Valley Dynamics on H-Si(111) in Tilted Magnetic Fields

Because of the predicted sixfold valley degeneracy of the Si(111) surface and the numerous mechanisms that can lift this degeneracy, 2D electron transport on this surface displays complex and interesting behavior. To explore this behavior, we have performed low temperature ($\sim $150 mK) tilted-field magneto-transport measurements (0$<$B$_{tot}<$12 T) on H-passivated Si(111) surfaces encapsulated in a vacuum cavity. We find a strong dependence of the longitudinal magneto-resistance on the in-plane B field.
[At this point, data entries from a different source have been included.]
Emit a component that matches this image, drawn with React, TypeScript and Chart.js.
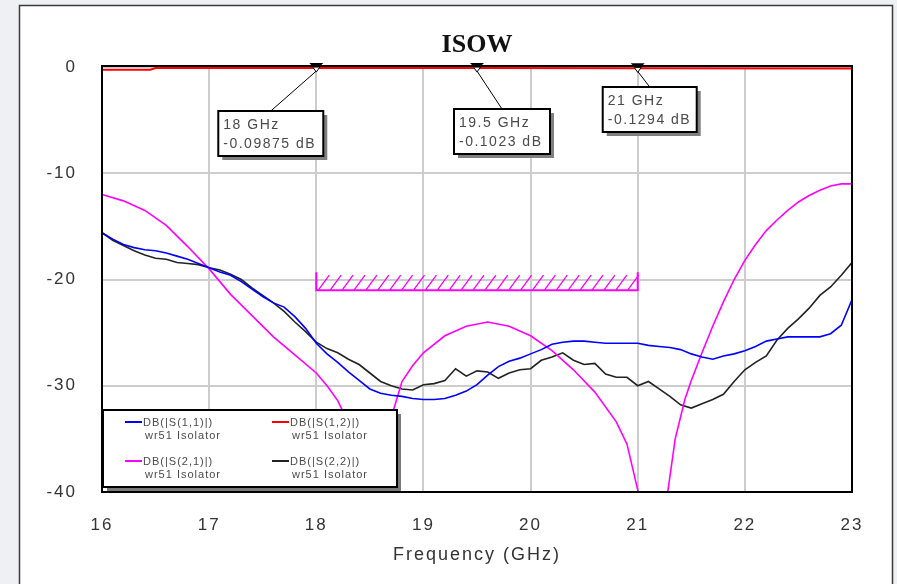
import { useEffect, useRef } from "react";
import { Chart, registerables } from "chart.js";

Chart.register(...registerables);

const W = 897;
const H = 584;

// Frequency grid (GHz) for S11 / S22 traces
const freq = [
  16.0, 16.1, 16.2, 16.3, 16.4, 16.5, 16.6, 16.7, 16.8, 16.9,
  17.0, 17.1, 17.2, 17.3, 17.4, 17.5, 17.6, 17.7, 17.8, 17.9,
  18.0, 18.1, 18.2, 18.3, 18.4, 18.5, 18.6, 18.7, 18.8, 18.9,
  19.0, 19.1, 19.2, 19.3, 19.4, 19.5, 19.6, 19.7, 19.8, 19.9,
  20.0, 20.1, 20.2, 20.3, 20.4, 20.5, 20.6, 20.7, 20.8, 20.9,
  21.0, 21.1, 21.2, 21.3, 21.4, 21.5, 21.6, 21.7, 21.8, 21.9,
  22.0, 22.1, 22.2, 22.3, 22.4, 22.5, 22.6, 22.7, 22.8, 22.9,
  23.0,
];

const s11 = [
  -15.6, -16.2, -16.7, -17.0, -17.2, -17.3, -17.5, -17.8, -18.1, -18.5,
  -18.9, -19.3, -19.6, -20.2, -20.9, -21.6, -22.2, -22.6, -23.5, -24.6,
  -26.0, -27.0, -27.8, -28.7, -29.5, -30.3, -30.7, -30.9, -31.0, -31.2,
  -31.3, -31.3, -31.2, -30.9, -30.5, -29.9, -29.0, -28.2, -27.7, -27.4,
  -27.0, -26.6, -26.1, -25.9, -25.8, -25.8, -25.9, -26.0, -26.0, -26.0,
  -26.0, -26.2, -26.3, -26.4, -26.6, -27.0, -27.3, -27.5, -27.2, -27.0,
  -26.7, -26.3, -25.8, -25.6, -25.4, -25.4, -25.4, -25.4, -25.1, -24.3,
  -21.9,
];

const s22 = [
  -15.6, -16.3, -16.8, -17.3, -17.7, -18.0, -18.1, -18.4, -18.5, -18.6,
  -18.9, -19.1, -19.5, -20.0, -20.8, -21.5, -22.2, -23.0, -24.0, -24.9,
  -25.9, -26.5, -26.9, -27.5, -28.0, -28.8, -29.6, -30.0, -30.3, -30.4,
  -29.9, -29.8, -29.5, -28.4, -29.1, -28.6, -28.7, -29.3, -28.8, -28.5,
  -28.4, -27.6, -27.3, -26.9, -27.6, -28.0, -27.9, -28.9, -29.2, -29.2,
  -30.0, -29.6, -30.3, -31.0, -31.8, -32.1, -31.7, -31.3, -30.8, -29.6,
  -28.5, -27.8, -27.2, -25.7, -24.6, -23.7, -22.7, -21.5, -20.7, -19.6,
  -18.4,
];

// S21 trace (own frequency points, denser near the nulls)
const freqS21 = [
  16.0, 16.2, 16.4, 16.6, 16.8, 17.0, 17.2, 17.4, 17.6, 17.8,
  18.0, 18.1, 18.2, 18.3, 18.4, 18.47, 18.55, 18.62, 18.72, 18.8,
  18.9, 19.0, 19.2, 19.4, 19.6, 19.8, 20.0, 20.2, 20.4, 20.6,
  20.8, 20.9, 21.0, 21.07, 21.14, 21.21, 21.28, 21.35, 21.44, 21.5,
  21.6, 21.7, 21.8, 21.9, 22.0, 22.1, 22.2, 22.3, 22.4, 22.5,
  22.6, 22.7, 22.8, 22.9, 23.0,
];

const s21 = [
  -12.0, -12.6, -13.5, -14.9, -16.9, -19.0, -21.4, -23.4, -25.4, -27.1,
  -28.8, -30.0, -31.4, -33.5, -36.5, -50.0, -42.0, -36.0, -32.3, -29.6,
  -28.1, -26.9, -25.3, -24.4, -24.0, -24.4, -25.3, -26.7, -28.5, -30.6,
  -33.4, -35.5, -39.8, -46.0, -55.0, -46.0, -40.0, -35.0, -31.3, -29.5,
  -26.9, -24.4, -22.1, -20.0, -18.2, -16.7, -15.4, -14.4, -13.5, -12.7,
  -12.1, -11.6, -11.2, -11.0, -11.0,
];

// S12 trace
const freqS12 = [16.0, 16.45, 16.5, 18.0, 19.5, 21.0, 23.0];
const s12 = [-0.25, -0.25, -0.1, -0.09875, -0.1023, -0.1294, -0.14];

// Markers on S12
const markerFreq = [18, 19.5, 21];
const markerValue = [-0.09875, -0.1023, -0.1294];
const markerText = [
  ["18 GHz", "-0.09875 dB"],
  ["19.5 GHz", "-0.1023 dB"],
  ["21 GHz", "-0.1294 dB"],
];

// Spec limit line
const limitFreq = [18, 21];
const limitValue = -21;

const seriesNames = ["DB(|S(1,1)|)", "DB(|S(1,2)|)", "DB(|S(2,1)|)", "DB(|S(2,2)|)"];
const seriesSub = "wr51 Isolator";
const seriesColors = ["#0000ff", "#ff0000", "#ff00ff", "#222222"];

const xTicks = [16, 17, 18, 19, 20, 21, 22, 23];
const yTicks = [0, -10, -20, -30, -40];

const SANS = '"Liberation Sans", Arial, sans-serif';

function pts(xs: number[], ys: number[]) {
  return xs.map((x, i) => ({ x, y: ys[i] }));
}

const decorPlugin = {
  id: "decor",
  beforeDraw(chart: any) {
    const ctx = chart.ctx as CanvasRenderingContext2D;
    ctx.save();
    ctx.fillStyle = "#eef0f3";
    ctx.fillRect(0, 0, W, H);
    ctx.fillStyle = "#ffffff";
    ctx.fillRect(19, 5, 874, 620);
    ctx.strokeStyle = "#3a3a3a";
    ctx.lineWidth = 1.5;
    ctx.strokeRect(19.5, 5.5, 873, 620);
    ctx.restore();
    (ctx as any).letterSpacing = "2px";
  },
  afterDraw(chart: any) {
    const ctx = chart.ctx as CanvasRenderingContext2D;
    const xs = chart.scales.x;
    const ys = chart.scales.y;
    const a = chart.chartArea;
    ctx.save();
    (ctx as any).letterSpacing = "0px";

    // plot border
    ctx.strokeStyle = "#000";
    ctx.lineWidth = 2;
    ctx.strokeRect(a.left, a.top - 1, a.right - a.left, a.bottom - a.top + 1);

    // title
    ctx.fillStyle = "#111";
    ctx.font = 'bold 26px "Liberation Serif", "Times New Roman", serif';
    ctx.textAlign = "center";
    ctx.textBaseline = "alphabetic";
    ctx.fillText("ISOW", (a.left + a.right) / 2, 52);

    // limit line with hatch
    const lx0 = xs.getPixelForValue(limitFreq[0]);
    const lx1 = xs.getPixelForValue(limitFreq[1]);
    const ly = ys.getPixelForValue(limitValue);
    ctx.strokeStyle = "#ff00ff";
    ctx.lineWidth = 2;
    ctx.beginPath();
    ctx.moveTo(lx0, ly - 18);
    ctx.lineTo(lx0, ly);
    ctx.lineTo(lx1, ly);
    ctx.lineTo(lx1, ly - 18);
    ctx.stroke();
    ctx.lineWidth = 1.3;
    ctx.beginPath();
    for (let hx = lx0 + 2; hx + 11 <= lx1 + 1; hx += 11.9) {
      ctx.moveTo(hx, ly);
      ctx.lineTo(hx + 11, ly - 15);
    }
    ctx.stroke();

    // markers
    const boxes = [
      { dx: -98, top: 111, w: 105 },
      { dx: -23, top: 109, w: 96 },
      { dx: -35, top: 87, w: 94 },
    ];
    markerFreq.forEach((f, i) => {
      const px = xs.getPixelForValue(f);
      const py = ys.getPixelForValue(markerValue[i]);
      const b = boxes[i];
      const bx = px + b.dx;
      const by = b.top;
      const bh = 45;
      // leader
      ctx.strokeStyle = "#000";
      ctx.lineWidth = 1;
      ctx.beginPath();
      ctx.moveTo(px, py + 3);
      ctx.lineTo(bx + b.w / 2, by);
      ctx.stroke();
      // marker triangle
      ctx.fillStyle = "#000";
      ctx.beginPath();
      ctx.moveTo(px - 7, py - 5);
      ctx.lineTo(px + 7, py - 5);
      ctx.lineTo(px, py + 2);
      ctx.closePath();
      ctx.fill();
      ctx.fillStyle = "#fff";
      ctx.strokeStyle = "#000";
      ctx.lineWidth = 1;
      ctx.beginPath();
      ctx.moveTo(px - 3.5, py - 1);
      ctx.lineTo(px + 3.5, py - 1);
      ctx.lineTo(px, py + 4);
      ctx.closePath();
      ctx.fill();
      ctx.stroke();
      // box
      ctx.fillStyle = "#808080";
      ctx.fillRect(bx + 4, by + 4, b.w, bh);
      ctx.fillStyle = "#fff";
      ctx.fillRect(bx, by, b.w, bh);
      ctx.strokeStyle = "#000";
      ctx.lineWidth = 2;
      ctx.strokeRect(bx, by, b.w, bh);
      ctx.fillStyle = "#4a4a4a";
      ctx.font = "14px " + SANS;
      ctx.textAlign = "left";
      ctx.textBaseline = "alphabetic";
      (ctx as any).letterSpacing = "1.5px";
      ctx.fillText(markerText[i][0], bx + 5, by + 18);
      ctx.fillText(markerText[i][1], bx + 5, by + 37);
      (ctx as any).letterSpacing = "0px";
    });

    // legend
    const gx = 103, gy = 410, gw = 294, gh = 77;
    ctx.fillStyle = "#7a7a7a";
    ctx.fillRect(gx + 4, gy + 4, gw, gh);
    ctx.fillStyle = "#fff";
    ctx.fillRect(gx, gy, gw, gh);
    ctx.strokeStyle = "#000";
    ctx.lineWidth = 2;
    ctx.strokeRect(gx, gy, gw, gh);
    const cols = [gx + 22, gx + 169];
    const rows = [gy + 12, gy + 51];
    ctx.font = "11px " + SANS;
    ctx.textAlign = "left";
    ctx.textBaseline = "alphabetic";
    seriesNames.forEach((name, i) => {
      const cx = cols[i % 2];
      const cy = rows[Math.floor(i / 2)];
      ctx.strokeStyle = seriesColors[i];
      ctx.lineWidth = 2;
      ctx.beginPath();
      ctx.moveTo(cx, cy);
      ctx.lineTo(cx + 17, cy);
      ctx.stroke();
      ctx.fillStyle = "#4a4a4a";
      (ctx as any).letterSpacing = "1px";
      ctx.fillText(name, cx + 18, cy + 4);
      ctx.fillText(seriesSub, cx + 20, cy + 17);
      (ctx as any).letterSpacing = "0px";
    });

    ctx.restore();
  },
};

export default function App() {
  const ref = useRef<HTMLCanvasElement | null>(null);

  useEffect(() => {
    if (!ref.current) return;
    const line = (label: string, data: any, color: string, width: number) => ({
      label,
      data,
      borderColor: color,
      backgroundColor: color,
      borderWidth: width,
      pointRadius: 0,
      tension: 0,
      fill: false,
    });
    const chart = new Chart(ref.current, {
      type: "line",
      data: {
        datasets: [
          line(seriesNames[1], pts(freqS12, s12), "#ff0000", 2),
          line(seriesNames[0], pts(freq, s11), "#0000ff", 1.6),
          line(seriesNames[2], pts(freqS21, s21), "#ff00ff", 1.6),
          line(seriesNames[3], pts(freq, s22), "#222222", 1.6),
        ],
      },
      options: {
        responsive: false,
        animation: false,
        events: [],
        layout: { padding: { top: 67, right: 45, left: 0, bottom: 0 } },
        plugins: {
          legend: { display: false },
          title: { display: false },
          tooltip: { enabled: false },
        },
        scales: {
          x: {
            type: "linear",
            min: 16,
            max: 23,
            afterBuildTicks: (s: any) => {
              s.ticks = xTicks.map((v) => ({ value: v }));
            },
            afterFit: (s: any) => {
              s.height = 92;
            },
            ticks: {
              color: "#333",
              font: { family: SANS, size: 17 },
              padding: 23,
              maxRotation: 0,
              autoSkip: false,
            },
            grid: { color: "#cdcdcd", lineWidth: 2, drawTicks: false },
            border: { display: false },
            title: {
              display: true,
              text: "Frequency (GHz)",
              color: "#333",
              font: { family: SANS, size: 18 },
              padding: { top: 0, bottom: 18 },
            },
          },
          y: {
            type: "linear",
            min: -40,
            max: 0,
            afterBuildTicks: (s: any) => {
              s.ticks = yTicks.map((v) => ({ value: v }));
            },
            afterFit: (s: any) => {
              s.width = 102;
            },
            ticks: {
              color: "#333",
              font: { family: SANS, size: 17 },
              padding: 25,
              autoSkip: false,
            },
            grid: { color: "#cdcdcd", lineWidth: 2, drawTicks: false },
            border: { display: false },
          },
        },
      },
      plugins: [decorPlugin],
    } as any);
    return () => chart.destroy();
  }, []);

  return (
    <div style={{ position: "fixed", left: 0, top: 0, width: W, height: H, background: "#eef0f3" }}>
      <canvas ref={ref} width={W} height={H} style={{ display: "block", width: W, height: H }} />
    </div>
  );
}
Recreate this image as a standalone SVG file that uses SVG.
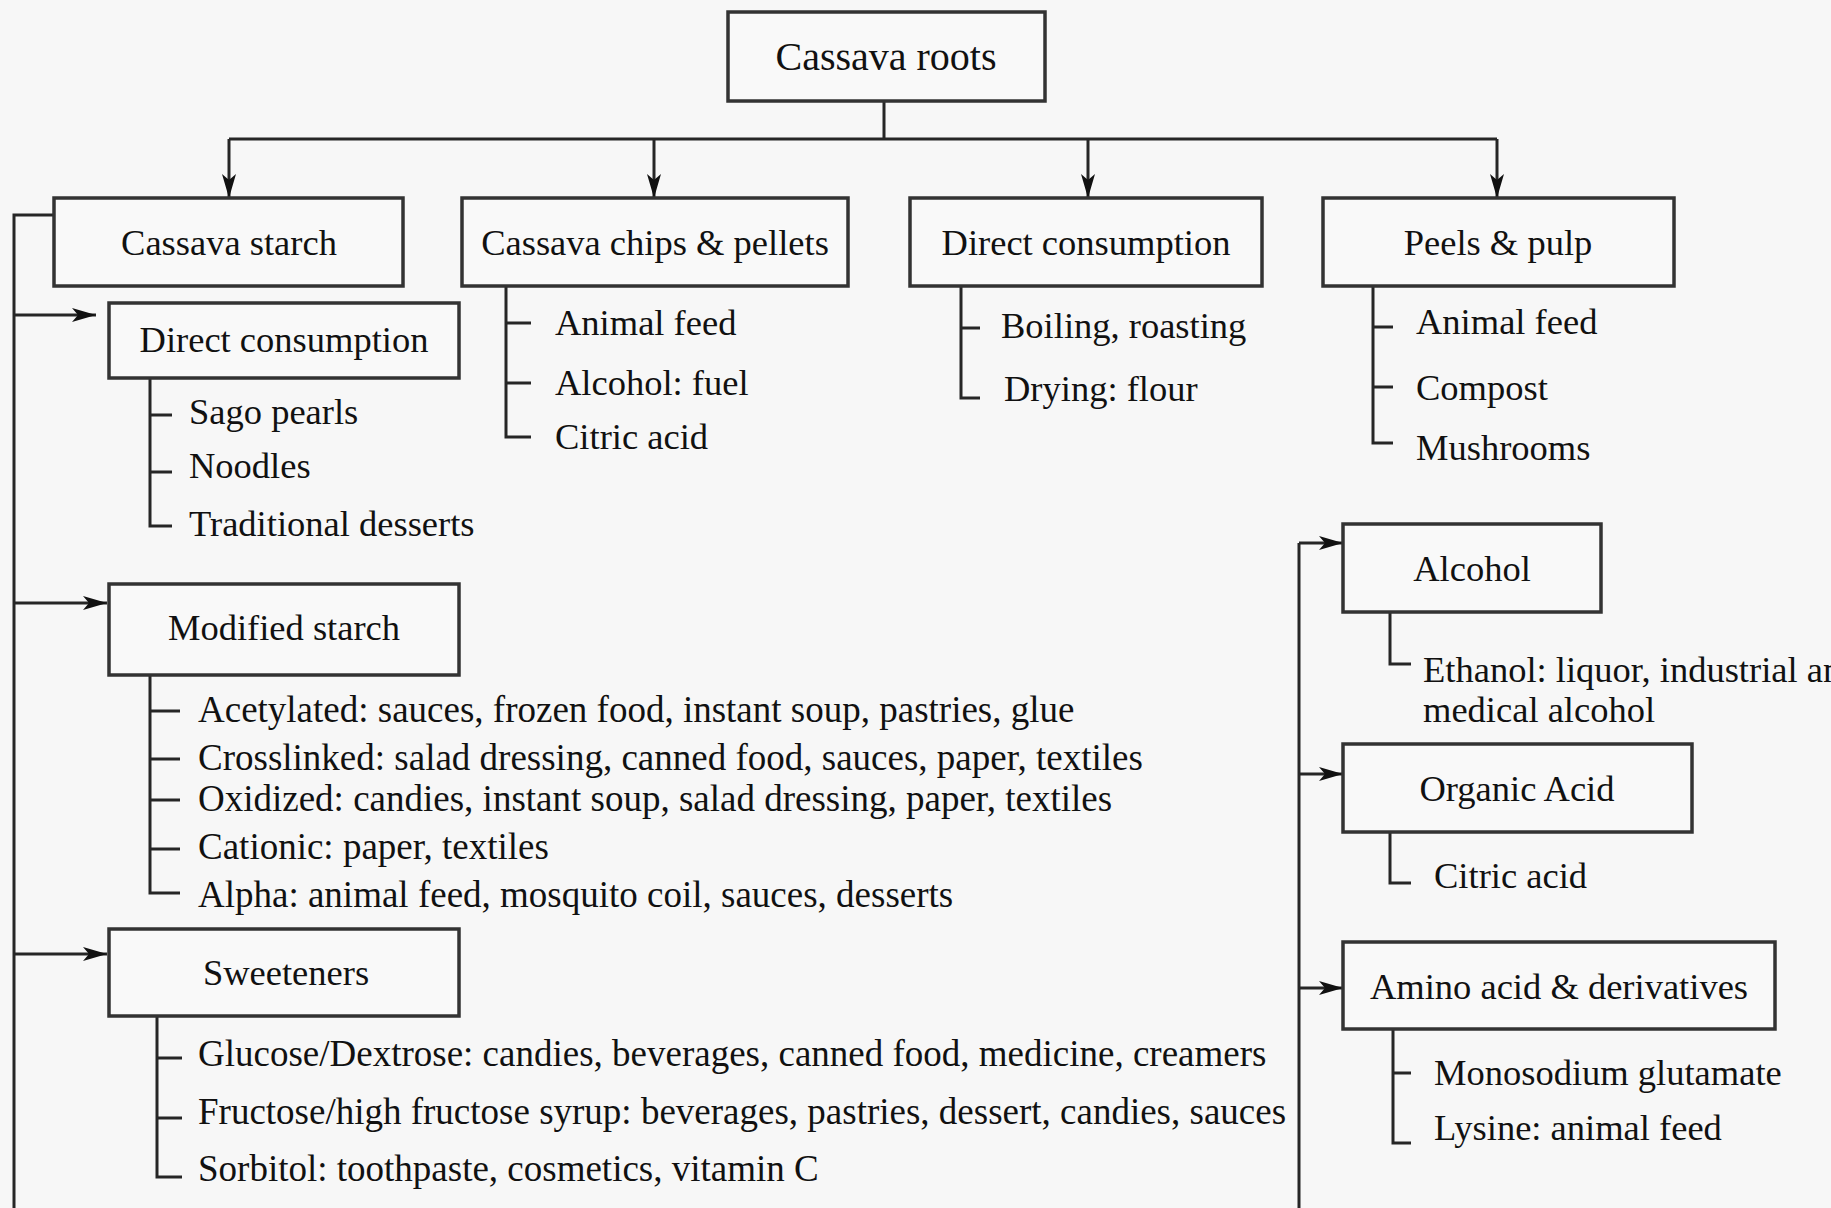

At low fields ($<$2 T) this manifests as an amplification of the Shubnikov-de Hass amplitudes without a significant effect on the phase or frequency. At high fields ($>$6 T, $\nu <$6) the valley degeneracy is lifted, and we observe energy gaps at $\nu $=4 and $\nu $=3 which are strongly affected by small in-plane fields. Since in neither case are the observed effects linear in total B field, the results are inconsistent with Zeeman-like effects. We present measurements of the activation energies for the gaps at $\nu $=4 and 3 as a function of tilt angle. Finally, we consider possible mechanisms for this field-dependent splitting and propose future experiments that may shed further light on the matter.